» **WHAT IS REQUIRED**: Find the lines below that contain the string "chart". Copy each one.

» **SUPPLIED INFORMATION**:
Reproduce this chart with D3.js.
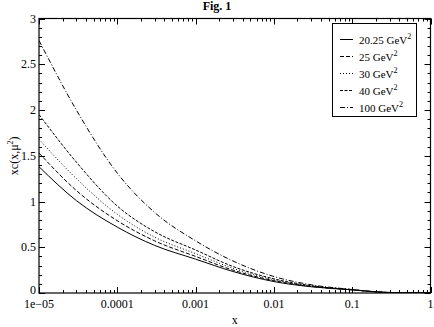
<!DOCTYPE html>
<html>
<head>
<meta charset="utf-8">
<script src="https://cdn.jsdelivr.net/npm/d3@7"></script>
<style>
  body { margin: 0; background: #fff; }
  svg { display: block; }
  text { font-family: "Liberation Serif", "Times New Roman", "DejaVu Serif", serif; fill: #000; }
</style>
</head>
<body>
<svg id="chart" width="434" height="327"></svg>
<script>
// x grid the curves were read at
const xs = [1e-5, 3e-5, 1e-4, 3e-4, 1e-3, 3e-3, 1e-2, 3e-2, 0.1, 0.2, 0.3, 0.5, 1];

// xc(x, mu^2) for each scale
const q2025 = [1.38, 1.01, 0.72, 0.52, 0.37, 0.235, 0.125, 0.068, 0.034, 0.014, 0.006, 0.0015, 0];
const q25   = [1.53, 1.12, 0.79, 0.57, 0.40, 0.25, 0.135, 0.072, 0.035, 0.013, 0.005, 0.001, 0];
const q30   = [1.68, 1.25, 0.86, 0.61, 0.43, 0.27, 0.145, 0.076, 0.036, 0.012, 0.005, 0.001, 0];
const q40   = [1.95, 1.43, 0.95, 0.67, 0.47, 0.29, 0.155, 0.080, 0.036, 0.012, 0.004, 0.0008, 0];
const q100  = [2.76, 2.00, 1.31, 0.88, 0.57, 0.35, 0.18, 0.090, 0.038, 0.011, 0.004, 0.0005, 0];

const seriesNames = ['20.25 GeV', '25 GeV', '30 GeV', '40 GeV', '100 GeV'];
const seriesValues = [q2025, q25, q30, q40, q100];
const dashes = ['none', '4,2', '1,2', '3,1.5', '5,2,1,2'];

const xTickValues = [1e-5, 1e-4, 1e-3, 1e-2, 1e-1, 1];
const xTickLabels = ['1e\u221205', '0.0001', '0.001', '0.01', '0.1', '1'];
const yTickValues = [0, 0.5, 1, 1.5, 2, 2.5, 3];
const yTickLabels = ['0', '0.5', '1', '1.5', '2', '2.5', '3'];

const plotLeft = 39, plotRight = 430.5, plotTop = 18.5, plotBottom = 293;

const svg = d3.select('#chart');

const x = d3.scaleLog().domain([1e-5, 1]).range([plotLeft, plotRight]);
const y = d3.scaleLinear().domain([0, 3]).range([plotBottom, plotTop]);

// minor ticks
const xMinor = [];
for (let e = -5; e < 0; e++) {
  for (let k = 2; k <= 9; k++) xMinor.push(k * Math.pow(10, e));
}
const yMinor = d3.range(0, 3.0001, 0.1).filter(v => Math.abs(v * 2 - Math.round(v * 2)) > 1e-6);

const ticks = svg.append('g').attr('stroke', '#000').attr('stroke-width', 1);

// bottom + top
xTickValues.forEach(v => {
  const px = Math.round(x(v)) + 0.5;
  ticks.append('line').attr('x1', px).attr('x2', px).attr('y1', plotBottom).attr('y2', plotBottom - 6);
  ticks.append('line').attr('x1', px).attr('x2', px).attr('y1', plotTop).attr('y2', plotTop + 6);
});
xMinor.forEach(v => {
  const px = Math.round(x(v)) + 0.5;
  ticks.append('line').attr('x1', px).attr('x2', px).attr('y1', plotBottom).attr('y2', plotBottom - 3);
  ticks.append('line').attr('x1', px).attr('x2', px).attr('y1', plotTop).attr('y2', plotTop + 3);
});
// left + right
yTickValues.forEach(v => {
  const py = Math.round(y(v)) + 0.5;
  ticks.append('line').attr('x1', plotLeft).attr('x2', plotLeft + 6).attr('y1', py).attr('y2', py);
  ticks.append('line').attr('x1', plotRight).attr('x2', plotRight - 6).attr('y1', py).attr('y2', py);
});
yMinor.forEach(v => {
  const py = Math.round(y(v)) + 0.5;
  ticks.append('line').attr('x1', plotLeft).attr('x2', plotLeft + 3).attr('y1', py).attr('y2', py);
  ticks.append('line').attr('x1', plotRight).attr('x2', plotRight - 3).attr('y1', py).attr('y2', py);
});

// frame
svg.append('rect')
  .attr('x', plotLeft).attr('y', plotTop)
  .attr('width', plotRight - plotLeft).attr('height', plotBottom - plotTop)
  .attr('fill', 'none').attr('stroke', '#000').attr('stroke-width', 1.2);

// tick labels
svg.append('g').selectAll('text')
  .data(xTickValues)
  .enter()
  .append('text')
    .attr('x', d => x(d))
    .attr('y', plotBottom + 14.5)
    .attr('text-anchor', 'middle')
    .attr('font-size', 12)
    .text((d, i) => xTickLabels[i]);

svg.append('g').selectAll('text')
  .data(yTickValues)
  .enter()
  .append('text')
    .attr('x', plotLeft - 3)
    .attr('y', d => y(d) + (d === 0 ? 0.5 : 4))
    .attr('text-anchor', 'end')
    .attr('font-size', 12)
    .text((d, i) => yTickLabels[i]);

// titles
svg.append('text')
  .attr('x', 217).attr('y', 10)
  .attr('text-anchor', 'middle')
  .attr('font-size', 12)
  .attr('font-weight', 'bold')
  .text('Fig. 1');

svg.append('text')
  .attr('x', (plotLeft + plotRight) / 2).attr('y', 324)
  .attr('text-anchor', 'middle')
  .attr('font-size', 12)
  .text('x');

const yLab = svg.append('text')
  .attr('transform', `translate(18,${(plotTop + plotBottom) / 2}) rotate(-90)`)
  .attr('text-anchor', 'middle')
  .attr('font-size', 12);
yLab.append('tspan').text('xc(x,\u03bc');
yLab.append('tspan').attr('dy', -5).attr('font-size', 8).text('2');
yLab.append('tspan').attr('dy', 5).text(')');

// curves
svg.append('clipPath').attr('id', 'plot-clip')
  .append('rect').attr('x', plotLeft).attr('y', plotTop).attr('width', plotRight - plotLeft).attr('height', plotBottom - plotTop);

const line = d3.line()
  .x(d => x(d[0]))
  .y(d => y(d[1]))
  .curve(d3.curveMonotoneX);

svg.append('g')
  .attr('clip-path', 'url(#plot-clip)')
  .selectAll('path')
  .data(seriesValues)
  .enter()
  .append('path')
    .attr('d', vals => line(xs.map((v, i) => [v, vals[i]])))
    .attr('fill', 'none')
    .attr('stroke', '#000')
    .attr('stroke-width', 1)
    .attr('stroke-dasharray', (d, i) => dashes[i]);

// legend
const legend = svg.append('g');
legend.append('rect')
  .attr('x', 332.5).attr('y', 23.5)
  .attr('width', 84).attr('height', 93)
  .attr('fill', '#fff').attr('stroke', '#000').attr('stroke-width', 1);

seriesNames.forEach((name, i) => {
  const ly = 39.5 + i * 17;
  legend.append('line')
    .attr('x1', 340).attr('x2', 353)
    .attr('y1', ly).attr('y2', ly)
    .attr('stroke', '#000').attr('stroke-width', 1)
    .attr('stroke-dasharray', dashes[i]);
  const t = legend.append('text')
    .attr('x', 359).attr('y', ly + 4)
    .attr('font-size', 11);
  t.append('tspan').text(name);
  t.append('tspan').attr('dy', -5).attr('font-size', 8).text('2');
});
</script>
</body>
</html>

» **WRITTEN ANSWER**:
Reproduce this chart with D3.js.
<svg id="chart" width="434" height="327"></svg>
const svg = d3.select('#chart');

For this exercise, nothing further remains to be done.